Une semaine plus tard, la Direction générale des impôts (DGI) commet un communiqué on ne peut plus officiel, annonçant que ces versements entrent dans le cadre normal du don, et « revêtent le caractère de charges comptables déductibles du résultat fiscal ». Tout va bien alors, l’argent coule à flots… mais, en juillet, coup de théâtre : les députés de la Chambre n°1 suppriment cette déductibilité, sur proposition du PAM, de l’Istiqlal et du PPS. Leur argument principal et commun ? L’injustice consistant à faire bénéficier les entreprises de la déductibilité et pas les autres contributeurs, essentiellement salariés et fonctionnaires.

Résultat : la CGEM monte au créneau, l’opposition monte sur ses grands chevaux et les médias montent en épingle cette affaire, où tout le monde a raison, mais où la raison doit primer.

1/ La CGEM et les entreprises donatrices. Elles ont donné de l’argent, rapidement et massivement, il faut les en remercier. La DGI rappelle à toutes et à toute fin utile que ces dons sont déductibles, conformément à la loi.
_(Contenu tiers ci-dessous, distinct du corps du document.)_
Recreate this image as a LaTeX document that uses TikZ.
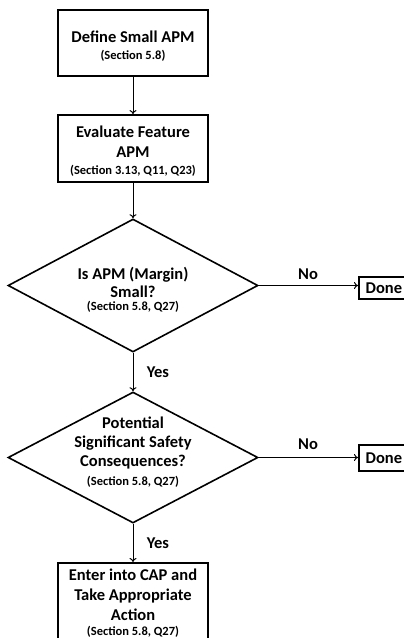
\documentclass[tikz,border=0pt]{standalone}
\usepackage{fontspec}
\setmainfont{Carlito}
\usetikzlibrary{shapes.geometric,arrows.meta}
\newcommand{\smt}[1]{{\fontsize{12.5}{14}\selectfont #1}}
\begin{document}
\begin{tikzpicture}[x=1pt,y=-1pt,
  box/.style={draw=black,line width=1.8pt,minimum width=150pt,inner sep=0pt},
  dec/.style={draw=black,line width=1.6pt,diamond,minimum width=250pt,inner sep=0pt},
  txt/.style={align=center,inner sep=0pt,font=\bfseries\fontsize{16.5}{20}\selectfont},
  done/.style={draw=black,line width=1.8pt,minimum width=50pt,minimum height=22pt,inner sep=0pt,anchor=west,font=\bfseries\fontsize{16.5}{18}\selectfont},
  conn/.style={draw=black,line width=1pt,-{To[length=4pt,width=7pt]}},
  lab/.style={font=\bfseries\fontsize{16.5}{18}\selectfont}]
\useasboundingbox (0,0) rectangle (404,638);
\clip (0,0) rectangle (404,638);
\node[box,minimum height=66pt] (b1) at (133,43) {};
\node[txt] (t1) at (133,46) {Define Small APM\\[-3pt]\smt{(Section 5.8)}};
\node[box,minimum height=67pt] (b2) at (133,148.5) {};
\node[txt] (t2) at (133,151) {Evaluate Feature\\APM\\[-3pt]\smt{(Section 3.13, Q11, Q23)}};
\node[dec,minimum height=133pt] (d1) at (133,285.5) {};
\node[txt] (t3) at (133,290) {Is APM (Margin)\\[-2pt]Small?\\[-7pt]\smt{(Section 5.8, Q27)}};
\node[dec,minimum height=131pt] (d2) at (133,457.5) {};
\node[txt] (t4) at (133,452.5) {Potential\\[-1pt]Significant Safety\\[-1pt]Consequences?\\[-1pt]\smt{(Section 5.8, Q27)}};
\node[done] (n1) at (358,288) {Done};
\node[done,minimum height=26pt] (n2) at (358,458) {Done};
\node[box,minimum height=90pt,anchor=north] (b3) at (133,562) {};
\node[txt,anchor=north] (t5) at (133,569) {Enter into CAP and\\Take Appropriate\\Action\\[-5pt]\smt{(Section 5.8, Q27)}};
\draw[conn] (b1.south) -- (b2.north);
\draw[conn] (b2.south) -- (d1.north);
\draw[conn] (d1.east) -- (n1.west |- d1.east);
\draw[conn] (d1.south) -- (d2.north);
\draw[conn] (d2.east) -- (n2.west |- d2.east);
\draw[conn] (d2.south) -- (b3.north);
\node[lab] (no1) at (308,274) {No};
\node[lab] (no2) at (308,444) {No};
\node[lab] (y1) at (158,372) {Yes};
\node[lab] (y2) at (158,543) {Yes};
\end{tikzpicture}
\end{document}
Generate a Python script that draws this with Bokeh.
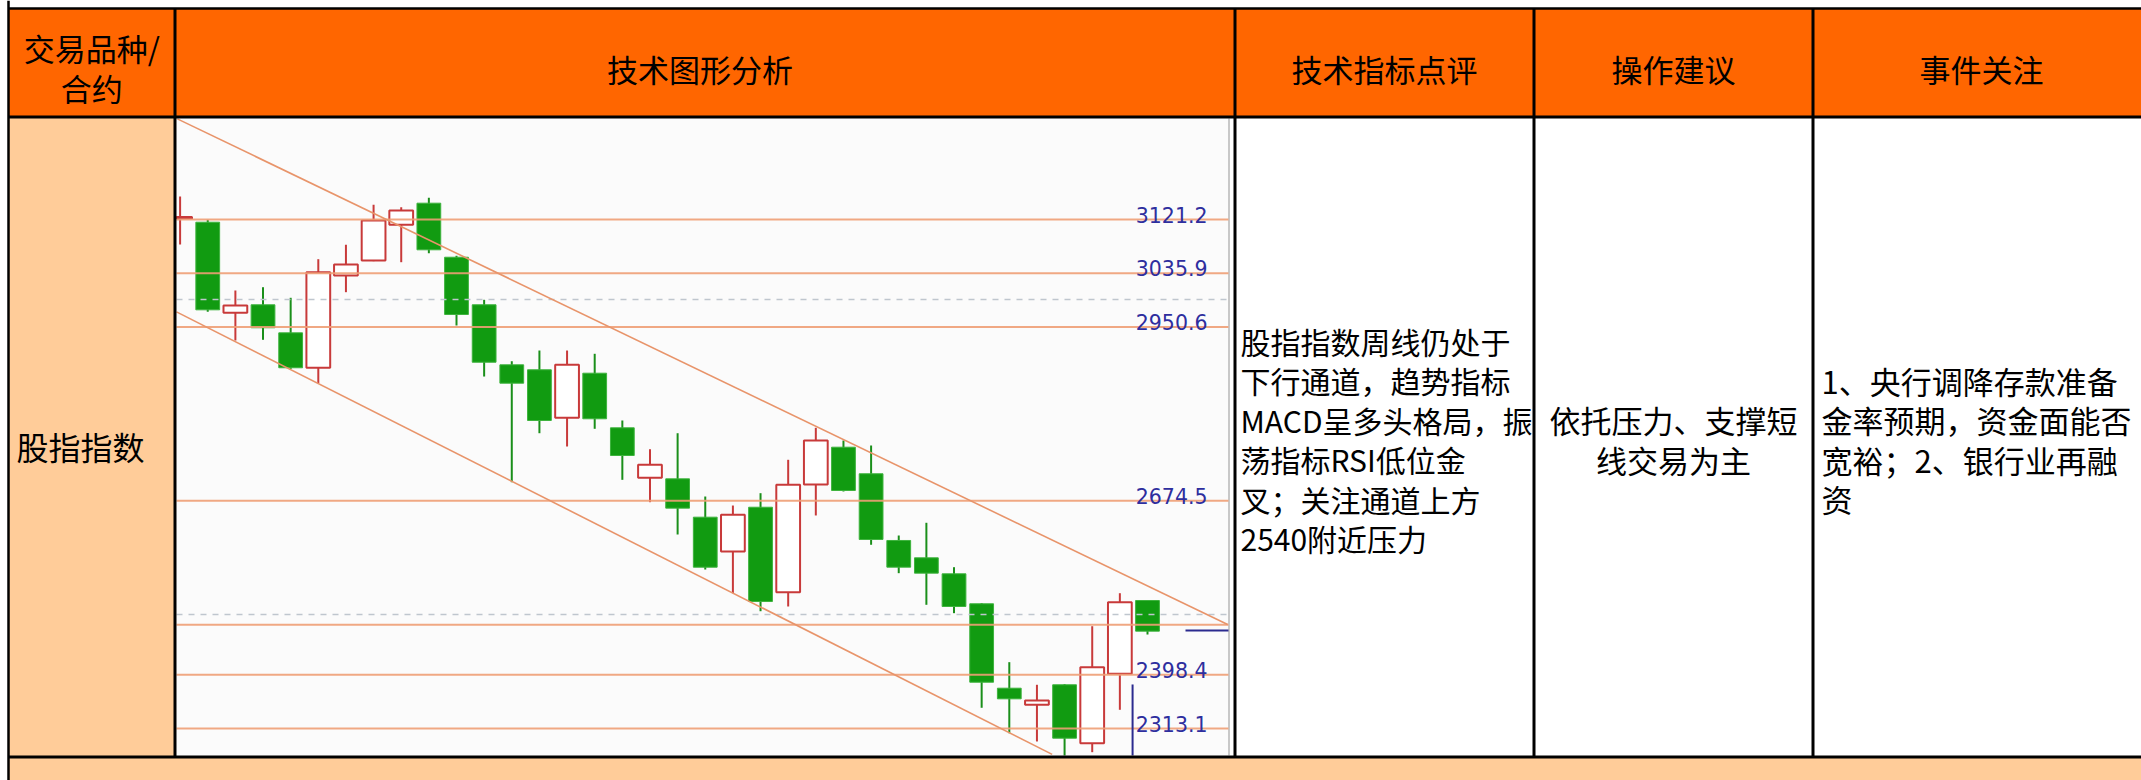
from bokeh.plotting import figure
from bokeh.models import Range1d, ColumnDataSource
from bokeh.embed import file_html
from bokeh.resources import INLINE
from bokeh.core.properties import value
import numpy as np

# ---------------- data ----------------
first_header = ["交易品种/", "合约"]
header_labels = ["技术图形分析", "技术指标点评", "操作建议", "事件关注"]
row_label = "股指指数"
indicator_lines = ["股指指数周线仍处于", "下行通道，趋势指标", "MACD呈多头格局，振",
                   "荡指标RSI低位金", "叉；关注通道上方", "2540附近压力"]
advice_lines = ["依托压力、支撑短", "线交易为主"]
event_lines = ["1、央行调降存款准备", "金率预期，资金面能否", "宽裕；2、银行业再融", "资"]

# weekly candles (index 0 .. 35)
candle_open = [3123.0, 3116.9, 2973.1, 2985.8, 2941.3, 2885.8, 3032.3, 3056.1, 3112.8, 3147.1,
               3061.3, 2985.8, 2890.5, 2882.6, 2806.4, 2877.2, 2790.5, 2711.1, 2709.5, 2648.6,
               2594.1, 2664.4, 2529.5, 2700.5, 2759.7, 2717.5, 2611.6, 2584.1, 2558.7, 2511.1,
               2377.1, 2350.7, 2382.5, 2289.8, 2399.9, 2516.3]
candle_high = [3157.7, 3120.7, 3008.5, 3013.7, 2996.9, 3058.2, 3081.0, 3144.5, 3140.7, 3155.6,
               3063.6, 2993.7, 2896.2, 2913.2, 2913.2, 2908.0, 2802.1, 2756.5, 2781.9, 2681.4,
               2667.1, 2686.7, 2739.7, 2790.5, 2770.3, 2762.4, 2619.5, 2639.7, 2569.2, 2512.0,
               2418.4, 2382.5, 2383.5, 2475.5, 2527.9, 2517.0]
candle_low = [3081.5, 2974.7, 2929.1, 2930.2, 2884.0, 2861.3, 3005.8, 3055.0, 3053.4, 3067.7,
              2952.9, 2871.9, 2704.1, 2781.9, 2760.8, 2788.9, 2707.9, 2672.4, 2621.1, 2565.5,
              2527.9, 2499.3, 2506.8, 2651.3, 2689.4, 2604.8, 2559.7, 2509.5, 2496.2, 2346.0,
              2305.6, 2292.5, 2262.0, 2275.5, 2342.8, 2462.3]
candle_close = [3125.0, 2977.8, 2984.7, 2949.3, 2885.8, 3037.5, 3049.8, 3119.6, 3135.5, 3073.1,
                2970.4, 2894.6, 2861.3, 2802.1, 2890.5, 2804.8, 2746.5, 2731.8, 2662.9, 2569.2,
                2652.4, 2514.7, 2700.0, 2770.3, 2691.0, 2613.2, 2569.2, 2559.7, 2506.8, 2386.6,
                2360.2, 2357.6, 2297.7, 2410.4, 2513.6, 2467.6]

level_values = [3121.2, 3035.9, 2950.6, 2674.5, 2478.0, 2398.4, 2313.1]
level_labels = ["3121.2", "3035.9", "2950.6", "2674.5", "", "2398.4", "2313.1"]
dashed_values = [2994.2, 2494.1]
channel_upper_idx = [-0.1, 37.9]
channel_upper_price = [3281.0, 2478.2]
channel_lower_idx = [-0.13, 31.55]
channel_lower_price = [2974.5, 2272.0]
marker_h_price = [2468.7]
marker_v_idx = [34.46]
marker_v_top = [2383.0]

# ---------------- layout (pixels of the picture) ----------------
W, H = 2141, 780
LEFT, RIGHT = 8, 2160
TOP, HDR_B, ROW_B, BOTTOM = 8, 116.5, 756.5, 790
COLS = [LEFT, 174.5, 1234.5, 1533.5, 1812.5]
CH_L, CH_R, CH_T, CH_B = 176, 1228, 118, 755
X0, DX = 179.6, 27.64            # pixel of candle 0, pixels per candle
Y_A, Y_B = 219.0, 728.0          # pixel rows of first and last level
PPP = (level_values[0] - level_values[-1]) / (Y_B - Y_A)


def price_of(ypix):
    return level_values[0] - (ypix - Y_A) * PPP


def idx_of(xpix):
    return (xpix - X0) / DX


p = figure(width=W, height=H, x_range=Range1d(0, W), y_range=Range1d(H, 0),
           output_backend="svg", toolbar_location=None, tools="",
           x_axis_location=None, y_axis_location=None, min_border=0)
p.outline_line_color = None
p.background_fill_color = "white"
p.border_fill_color = "white"
p.xgrid.grid_line_color = None
p.ygrid.grid_line_color = None
p.grid.visible = False
p.extra_x_ranges = {"idx": Range1d(idx_of(0), idx_of(W))}
p.extra_y_ranges = {"px": Range1d(price_of(H), price_of(0))}

# ---------------- table backgrounds ----------------
p.quad(left=[LEFT], right=[RIGHT], top=[TOP], bottom=[HDR_B], fill_color="#FF6600", line_color=None)
p.quad(left=[LEFT], right=[COLS[1]], top=[HDR_B], bottom=[ROW_B], fill_color="#FFCC99", line_color=None)
p.quad(left=[LEFT], right=[RIGHT], top=[ROW_B], bottom=[BOTTOM], fill_color="#FFCC99", line_color=None)
p.quad(left=[CH_L], right=[CH_R], top=[CH_T], bottom=[CH_B], fill_color="#FBFBFB", line_color=None)
p.segment(x0=[CH_R + 0.5], x1=[CH_R + 0.5], y0=[CH_T], y1=[CH_B], line_color="#C8C8C8", line_width=2)

# ---------------- chart ----------------
o = np.array(candle_open); h = np.array(candle_high)
l = np.array(candle_low); c = np.array(candle_close)
idx = np.arange(len(o), dtype=float)
ymin = price_of(CH_B)
ymax = price_of(CH_T)
lo_clip = np.maximum(l, ymin)
hi_clip = np.minimum(h, ymax)
half = 0.43
lft = np.maximum(idx - half, idx_of(CH_L))
rgt = np.minimum(idx + half, idx_of(CH_R))
up = c >= o
body_top = np.maximum(o, c)
body_bot = np.minimum(o, c)

green = "#119B11"
red = "#C83A3A"
src_up = ColumnDataSource(dict(x=idx[up], hi=hi_clip[up], lo=lo_clip[up], l=lft[up], r=rgt[up],
                               t=body_top[up], b=body_bot[up]))
src_dn = ColumnDataSource(dict(x=idx[~up], hi=hi_clip[~up], lo=lo_clip[~up], l=lft[~up], r=rgt[~up],
                               t=body_top[~up], b=body_bot[~up]))

p.segment(x0="x", x1="x", y0="hi", y1="lo", source=src_dn, line_color="#1A8F1A", line_width=2,
          x_range_name="idx", y_range_name="px")
p.quad(left="l", right="r", top="t", bottom="b", source=src_dn, fill_color=green,
       line_color="#3DB33D", line_width=1, x_range_name="idx", y_range_name="px")
p.segment(x0="x", x1="x", y0="hi", y1="lo", source=src_up, line_color=red, line_width=2,
          x_range_name="idx", y_range_name="px")
p.quad(left="l", right="r", top="t", bottom="b", source=src_up, fill_color="white",
       line_color=red, line_width=2, x_range_name="idx", y_range_name="px")

# horizontal levels
p.segment(x0=[CH_L] * len(level_values), x1=[CH_R] * len(level_values), y0=level_values, y1=level_values,
          line_color="#EE9E76", line_width=2, line_alpha=0.9, y_range_name="px")
p.segment(x0=[CH_L] * len(dashed_values), x1=[CH_R] * len(dashed_values), y0=dashed_values, y1=dashed_values,
          line_color="#BFC6CE", line_width=1.5, line_dash="6 6", y_range_name="px")
# channel
p.line(x=channel_upper_idx, y=channel_upper_price, line_color="#E8946A", line_width=1.6,
       x_range_name="idx", y_range_name="px")
p.line(x=channel_lower_idx, y=channel_lower_price, line_color="#E8946A", line_width=1.6,
       x_range_name="idx", y_range_name="px")

# level labels
lab_src = ColumnDataSource(dict(x=[1207] * len(level_values), y=level_values, t=level_labels))
p.text(x="x", y="y", text="t", source=lab_src, y_range_name="px", text_align="right",
       text_baseline="alphabetic", y_offset=-5, text_color="#2E2E9E",
       text_font=value("DejaVu Sans"), text_font_size="20.5px")

# blue markers
p.segment(x0=[1185], x1=[CH_R], y0=marker_h_price, y1=marker_h_price, line_color="#2B2B8F",
          line_width=2, y_range_name="px")
p.segment(x0=marker_v_idx, x1=marker_v_idx, y0=marker_v_top, y1=[ymin], line_color="#2B2B8F",
          line_width=2, x_range_name="idx", y_range_name="px")

# ---------------- borders ----------------
p.segment(x0=[LEFT], x1=[RIGHT], y0=[TOP], y1=[TOP], line_color="black", line_width=2.5)
p.segment(x0=[LEFT], x1=[LEFT], y0=[0], y1=[BOTTOM], line_color="black", line_width=2.5)
p.segment(x0=[LEFT, LEFT], x1=[RIGHT, RIGHT], y0=[HDR_B, ROW_B], y1=[HDR_B, ROW_B],
          line_color="black", line_width=3)
p.segment(x0=COLS[1:], x1=COLS[1:], y0=[TOP] * 4, y1=[ROW_B] * 4, line_color="black", line_width=3)

# ---------------- texts ----------------
CJK = value("Noto Sans CJK SC")
col_centers = [(COLS[1] + COLS[2]) / 2 - 5, (COLS[2] + COLS[3]) / 2, (COLS[3] + COLS[4]) / 2, 1981]
p.text(x=[(LEFT + COLS[1]) / 2] * 2, y=[47, 87], text=first_header, text_font=CJK,
       text_font_size="31px", text_align="center", text_baseline="middle", text_color="black")
p.text(x=col_centers, y=[68] * 4, text=header_labels, text_font=CJK,
       text_font_size="31px", text_align="center", text_baseline="middle", text_color="black")
p.text(x=[16], y=[445], text=[row_label], text_font=CJK, text_font_size="32px",
       text_align="left", text_baseline="middle", text_color="black")

LINE_Y = [340, 379.5, 419, 458.5, 498, 537.5]
p.text(x=[1240] * len(indicator_lines), y=LINE_Y, text=indicator_lines, text_font=CJK,
       text_font_size="30px", text_align="left", text_baseline="middle", text_color="black")
p.text(x=[(COLS[3] + COLS[4]) / 2] * 2, y=LINE_Y[2:4], text=advice_lines, text_font=CJK,
       text_font_size="31px", text_align="center", text_baseline="middle", text_color="black")
p.text(x=[1821] * len(event_lines), y=LINE_Y[1:5], text=event_lines, text_font=CJK,
       text_font_size="31px", text_align="left", text_baseline="middle", text_color="black")

open("out.html", "w").write(file_html(p, INLINE))
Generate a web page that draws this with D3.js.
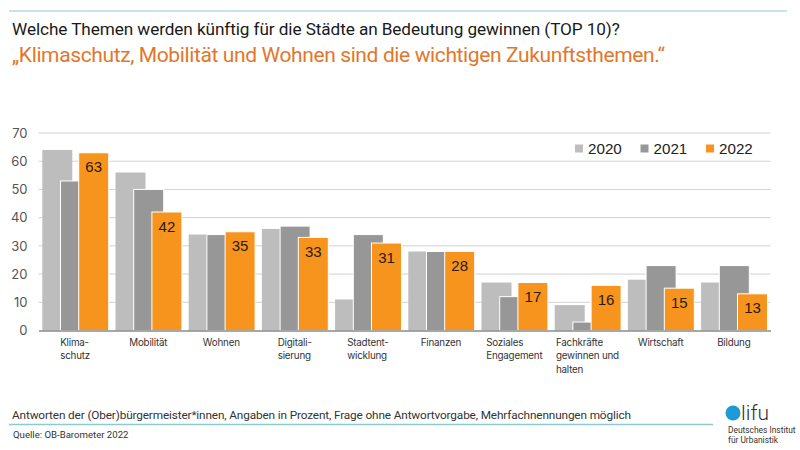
<!DOCTYPE html>
<html>
<head>
<meta charset="utf-8">
<script src="https://cdn.jsdelivr.net/npm/d3@7"></script>
<style>
  html, body { margin: 0; padding: 0; background: #fff; }
  text { font-family: "Inter", "Liberation Sans", sans-serif; }
  .narrow { font-family: "Roboto", sans-serif; }
  .plain { font-family: "Liberation Sans", sans-serif; }
</style>
</head>
<body>
<svg id="chart" width="800" height="450"></svg>
<script>
const categories = ["Klima-\nschutz", "Mobilität", "Wohnen", "Digitali-\nsierung", "Stadtent-\nwicklung",
    "Finanzen", "Soziales\nEngagement", "Fachkräfte\ngewinnen und\nhalten", "Wirtschaft", "Bildung"];
const years = ["2020", "2021", "2022"];
const values2020 = [64, 56, 34, 36, 11, 28, 17, 9, 18, 17];
const values2021 = [53, 50, 34, 37, 34, 28, 12, 3, 23, 23];
const values2022 = [63, 42, 35, 33, 31, 28, 17, 16, 15, 13];
const yTicks = [0, 10, 20, 30, 40, 50, 60, 70];

const colors = d3.scaleOrdinal().domain(years).range(["#bdbdbd", "#979797", "#f7941d"]);
const series = [values2020, values2021, values2022];

const svg = d3.select("#chart");

// header + footer lines
svg.append("line").attr("x1", 9).attr("x2", 787).attr("y1", 11).attr("y2", 11)
    .attr("stroke", "#8ccbd2").attr("stroke-width", 1.2);
svg.append("line").attr("x1", 9).attr("x2", 713).attr("y1", 424.5).attr("y2", 424.5)
    .attr("stroke", "#8ccbd2").attr("stroke-width", 1.5);

svg.append("text").attr("class", "narrow").attr("x", 12).attr("y", 35).attr("font-size", 17.2)
    .attr("letter-spacing", -0.09).attr("fill", "#1a1a1a")
    .text("Welche Themen werden künftig für die Städte an Bedeutung gewinnen (TOP 10)?");
svg.append("text").attr("class", "narrow").attr("x", 12).attr("y", 62).attr("font-size", 21)
    .attr("letter-spacing", -0.38).attr("fill", "#e2772b")
    .text("„Klimaschutz, Mobilität und Wohnen sind die wichtigen Zukunftsthemen.“");

const x = d3.scaleBand().domain(categories).range([38.5, 770.5]);
const y = d3.scaleLinear().domain([0, 70]).range([330.5, 133]);
// bars overlap, so the offsets run on a narrower scale than the bar width
const inner = d3.scalePoint().domain(years).range([3.8, 40.2]);
const barW = 30;

// gridlines
svg.append("g").selectAll("line").data(yTicks.filter(d => d > 0)).join("line")
    .attr("x1", 38.5).attr("x2", 770.5)
    .attr("y1", d => y(d)).attr("y2", d => y(d))
    .attr("stroke", "#d2d2d2").attr("stroke-width", 1);

// y axis
const yAxis = svg.append("g").attr("transform", "translate(38.5,0)")
    .call(d3.axisLeft(y).tickValues(yTicks).tickSize(0).tickPadding(11));
yAxis.select(".domain").remove();
yAxis.selectAll("text").attr("font-size", 13).attr("fill", "#555");

// bars
years.forEach((yr, i) => {
    svg.append("g").selectAll("rect").data(series[i]).join("rect")
        .attr("x", (d, j) => x(categories[j]) + inner(yr))
        .attr("y", d => y(d))
        .attr("width", barW)
        .attr("height", d => y(0) - y(d))
        .attr("fill", colors(yr))
        .attr("stroke", i === 0 ? "none" : "#fff")
        .attr("stroke-width", 1);
});

// value labels for 2022
svg.append("g").selectAll("text").data(values2022).join("text")
    .attr("class", "plain")
    .attr("x", (d, j) => x(categories[j]) + inner("2022") + barW / 2)
    .attr("y", d => y(d) + 19.5)
    .attr("text-anchor", "middle")
    .attr("font-size", 15).attr("fill", "#2a1a0a")
    .text(d => d);

// x axis
const xAxis = svg.append("g").attr("transform", "translate(0,330.5)")
    .call(d3.axisBottom(x).tickSize(0).tickFormat(""));
xAxis.select(".domain").attr("stroke", "#8a8a8a").attr("stroke-width", 1.5);

// category labels: block is centred, lines inside are left aligned
xAxis.selectAll(".tick text").each(function (d) {
    const t = d3.select(this).text(null).attr("text-anchor", "start")
        .attr("font-size", 9.8).attr("letter-spacing", -0.2).attr("fill", "#333").attr("y", 0).attr("dy", null);
    d.split("\n").forEach((line, i) => {
        t.append("tspan").attr("x", 0).attr("y", 15 + i * 13.5).text(line);
    });
    const w = this.getBBox().width;
    t.attr("transform", `translate(${-w / 2},0)`);
});

// legend
const legendX = d3.scalePoint().domain(years).range([575, 706]);
const legend = svg.append("g").selectAll("g").data(years).join("g")
    .attr("transform", d => `translate(${legendX(d)},148.5)`);
legend.append("rect").attr("y", -4).attr("width", 8).attr("height", 8).attr("fill", d => colors(d));
legend.append("text").attr("class", "plain").attr("x", 13).attr("y", 5.5).attr("font-size", 15.2)
    .attr("fill", "#222").text(d => d);

// footer
svg.append("text").attr("class", "narrow").attr("x", 12).attr("y", 419).attr("font-size", 11.8)
    .attr("letter-spacing", -0.14).attr("fill", "#333")
    .text("Antworten der (Ober)bürgermeister*innen, Angaben in Prozent, Frage ohne Antwortvorgabe, Mehrfachnennungen möglich");
svg.append("text").attr("class", "narrow").attr("x", 13).attr("y", 438).attr("font-size", 9.6).attr("fill", "#333")
    .text("Quelle: OB-Barometer 2022");

// logo
svg.append("circle").attr("cx", 733).attr("cy", 413).attr("r", 7.5).attr("fill", "#1e9bd7");
svg.append("text").attr("class", "narrow").attr("x", 741).attr("y", 420).attr("font-size", 21).attr("font-weight", 300)
    .attr("fill", "#333").text("lifu");
svg.append("text").attr("class", "narrow").attr("x", 728).attr("y", 433).attr("font-size", 8.4).attr("fill", "#333").text("Deutsches Institut");
svg.append("text").attr("class", "narrow").attr("x", 728).attr("y", 443).attr("font-size", 8.4).attr("fill", "#333").text("für Urbanistik");
</script>
</body>
</html>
CGEM et membres réclament alors...

logiquement et légalement le maintien de la déductibilité.

2/ La DGI. Elle ne crée pas une nouvelle règle, ce qu’au demeurant elle n’a aucun droit de faire, étant simple exécutrice des lois, mais se contente de rappeler celles existantes, histoire d’encourager les bonnes volontés.

3/ Les partis d’opposition. On les taxe de populistes, ce qu’ils sont certainement, mais pas dans cette affaire, où ils se contentent d’appeler à plus d’équité : ou on supprime cette déductibilité pour mettre tous les donateurs sur un pied d’égalité, ou on l’applique à tout le monde. L’informatique et les algorithmes sont là pour ça.

La seule institution qui ait tort dans cette affaire est, encore une fois, le gouvernement. Il a péché par négligence et insouciance, ou simplement par voracité et un chouiya d’arrogance. La politique est une chose publique, mais les grandes décisions se prennent dans les coulisses. Il semblerait ici que les canaux de dialogue entre l’exécutif et le législatif soient impénétrables, et que seule la politique politicienne compte. Les partis se sont très souvent rencontrés ces dernières semaines, mais pour causer de lointaines élections, et non de cet imminent point fiscal sur les dons. Le gouvernement aurait dû convaincre les chefs de partis avant d’aller se faire surprendre au parlement comme un bleu !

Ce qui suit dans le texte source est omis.